MIA uses its CBRS network for video surveillance, baggage handling, elevators, smart restrooms and more. If you were to put a single Category D base station in the Miami metro area, it could take as much as one-third of the airport’s network off the air, Clegg said.
“A loss of a third of their network, they considered, would be catastrophic, and so this would have an immediate negative impact to the Miami International Airport,” he added.
Amplex gets static
Amplex Internet delivers broadband to homes and businesses in northern Ohio, where Amplex CBRS base stations sit right across the border from Canada.
The macro cellular service providers in Canada use the same 3.5 GHz frequency band as CBRS in the U.S. and operate at a higher power. That means Amplex’s north-facing base stations that are immediately south of the Canadian border consistently suffer outages. Consequently, Amplex customers lose their internet service repeatedly throughout the day and night, sometimes for one or more hours at a time.

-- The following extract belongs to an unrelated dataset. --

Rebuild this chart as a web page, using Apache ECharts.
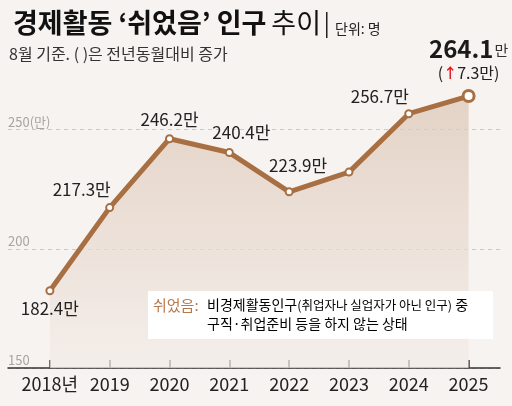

Interference from the high-power Canadian base stations occurs at distances of 220 kilometers away, and “the power levels that the Canadian stations are operating at are basically identical to those that are being proposed by Category C and Category D,” Clegg said.
Put another way, when a proposed higher power Category C or D device is introduced in the CBRS band, it’s sort of like walking into a crowded restaurant with a megaphone, he said.
“Imagine all these people at tables for two or whatever having nice, quiet conversations over dinner, but then somebody walks in with a megaphone and starts shouting through the megaphone. You can no longer have all of those little conversations. Everybody has to listen to the person with the megaphone, and that's the only person who gets a signal out and across,” Clegg said. “That's what would happen if you allow higher power in the CBRS band.”